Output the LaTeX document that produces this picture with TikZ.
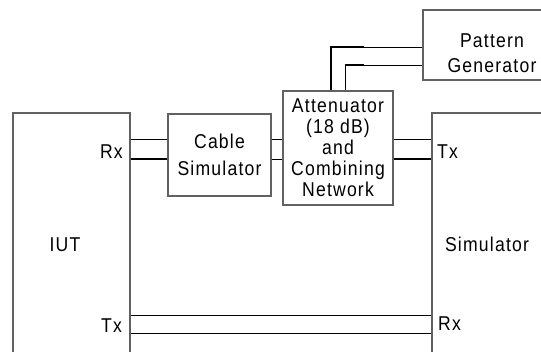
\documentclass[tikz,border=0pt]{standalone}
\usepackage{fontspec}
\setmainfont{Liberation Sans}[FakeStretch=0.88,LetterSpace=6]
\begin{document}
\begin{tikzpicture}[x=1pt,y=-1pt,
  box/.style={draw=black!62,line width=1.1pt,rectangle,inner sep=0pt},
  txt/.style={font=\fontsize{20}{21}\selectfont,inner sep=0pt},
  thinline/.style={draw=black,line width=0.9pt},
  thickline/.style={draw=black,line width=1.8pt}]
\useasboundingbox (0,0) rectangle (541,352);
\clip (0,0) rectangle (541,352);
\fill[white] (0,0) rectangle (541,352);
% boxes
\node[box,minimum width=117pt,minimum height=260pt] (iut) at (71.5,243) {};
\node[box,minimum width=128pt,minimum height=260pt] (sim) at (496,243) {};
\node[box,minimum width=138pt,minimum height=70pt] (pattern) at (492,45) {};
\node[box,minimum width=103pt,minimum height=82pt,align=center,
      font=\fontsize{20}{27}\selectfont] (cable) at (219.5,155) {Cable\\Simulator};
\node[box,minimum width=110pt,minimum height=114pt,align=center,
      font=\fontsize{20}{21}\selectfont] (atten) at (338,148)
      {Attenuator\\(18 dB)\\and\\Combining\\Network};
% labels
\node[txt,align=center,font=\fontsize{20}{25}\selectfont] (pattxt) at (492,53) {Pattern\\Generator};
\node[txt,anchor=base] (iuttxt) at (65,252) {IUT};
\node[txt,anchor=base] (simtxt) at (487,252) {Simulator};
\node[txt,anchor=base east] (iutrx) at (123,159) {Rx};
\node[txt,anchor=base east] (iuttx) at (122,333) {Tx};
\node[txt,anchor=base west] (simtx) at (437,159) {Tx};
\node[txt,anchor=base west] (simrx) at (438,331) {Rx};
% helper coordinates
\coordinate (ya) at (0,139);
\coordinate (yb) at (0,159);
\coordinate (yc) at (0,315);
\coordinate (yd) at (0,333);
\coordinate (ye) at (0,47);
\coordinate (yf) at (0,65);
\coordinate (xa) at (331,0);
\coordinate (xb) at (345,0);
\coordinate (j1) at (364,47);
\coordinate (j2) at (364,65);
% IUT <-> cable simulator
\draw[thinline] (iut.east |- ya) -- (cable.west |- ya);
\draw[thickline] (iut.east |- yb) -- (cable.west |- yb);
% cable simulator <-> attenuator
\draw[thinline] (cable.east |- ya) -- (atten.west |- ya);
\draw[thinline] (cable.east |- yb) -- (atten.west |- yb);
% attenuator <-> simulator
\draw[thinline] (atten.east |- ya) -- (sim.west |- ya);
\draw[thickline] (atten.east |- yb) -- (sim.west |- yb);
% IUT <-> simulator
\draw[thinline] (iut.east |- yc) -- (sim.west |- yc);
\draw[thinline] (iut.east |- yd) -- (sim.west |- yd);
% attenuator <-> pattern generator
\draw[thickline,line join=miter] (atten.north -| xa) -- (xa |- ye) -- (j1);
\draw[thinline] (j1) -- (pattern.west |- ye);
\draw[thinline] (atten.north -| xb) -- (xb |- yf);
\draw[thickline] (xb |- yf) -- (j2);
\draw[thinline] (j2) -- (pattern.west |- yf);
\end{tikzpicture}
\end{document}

********************

§ Task statement
Leave the pictures out and output the rest of the listing exactly.

§ Reply to the exercise
Output the LaTeX document that produces this picture with TikZ.
\documentclass[tikz,border=0pt]{standalone}
\usepackage{fontspec}
\setmainfont{Liberation Sans}[FakeStretch=0.88,LetterSpace=6]
\begin{document}
\begin{tikzpicture}[x=1pt,y=-1pt,
  box/.style={draw=black!62,line width=1.1pt,rectangle,inner sep=0pt},
  txt/.style={font=\fontsize{20}{21}\selectfont,inner sep=0pt},
  thinline/.style={draw=black,line width=0.9pt},
  thickline/.style={draw=black,line width=1.8pt}]
\useasboundingbox (0,0) rectangle (541,352);
\clip (0,0) rectangle (541,352);
\fill[white] (0,0) rectangle (541,352);
% boxes
\node[box,minimum width=117pt,minimum height=260pt] (iut) at (71.5,243) {};
\node[box,minimum width=128pt,minimum height=260pt] (sim) at (496,243) {};
\node[box,minimum width=138pt,minimum height=70pt] (pattern) at (492,45) {};
\node[box,minimum width=103pt,minimum height=82pt,align=center,
      font=\fontsize{20}{27}\selectfont] (cable) at (219.5,155) {Cable\\Simulator};
\node[box,minimum width=110pt,minimum height=114pt,align=center,
      font=\fontsize{20}{21}\selectfont] (atten) at (338,148)
      {Attenuator\\(18 dB)\\and\\Combining\\Network};
% labels
\node[txt,align=center,font=\fontsize{20}{25}\selectfont] (pattxt) at (492,53) {Pattern\\Generator};
\node[txt,anchor=base] (iuttxt) at (65,252) {IUT};
\node[txt,anchor=base] (simtxt) at (487,252) {Simulator};
\node[txt,anchor=base east] (iutrx) at (123,159) {Rx};
\node[txt,anchor=base east] (iuttx) at (122,333) {Tx};
\node[txt,anchor=base west] (simtx) at (437,159) {Tx};
\node[txt,anchor=base west] (simrx) at (438,331) {Rx};
% helper coordinates
\coordinate (ya) at (0,139);
\coordinate (yb) at (0,159);
\coordinate (yc) at (0,315);
\coordinate (yd) at (0,333);
\coordinate (ye) at (0,47);
\coordinate (yf) at (0,65);
\coordinate (xa) at (331,0);
\coordinate (xb) at (345,0);
\coordinate (j1) at (364,47);
\coordinate (j2) at (364,65);
% IUT <-> cable simulator
\draw[thinline] (iut.east |- ya) -- (cable.west |- ya);
\draw[thickline] (iut.east |- yb) -- (cable.west |- yb);
% cable simulator <-> attenuator
\draw[thinline] (cable.east |- ya) -- (atten.west |- ya);
\draw[thinline] (cable.east |- yb) -- (atten.west |- yb);
% attenuator <-> simulator
\draw[thinline] (atten.east |- ya) -- (sim.west |- ya);
\draw[thickline] (atten.east |- yb) -- (sim.west |- yb);
% IUT <-> simulator
\draw[thinline] (iut.east |- yc) -- (sim.west |- yc);
\draw[thinline] (iut.east |- yd) -- (sim.west |- yd);
% attenuator <-> pattern generator
\draw[thickline,line join=miter] (atten.north -| xa) -- (xa |- ye) -- (j1);
\draw[thinline] (j1) -- (pattern.west |- ye);
\draw[thinline] (atten.north -| xb) -- (xb |- yf);
\draw[thickline] (xb |- yf) -- (j2);
\draw[thinline] (j2) -- (pattern.west |- yf);
\end{tikzpicture}
\end{document}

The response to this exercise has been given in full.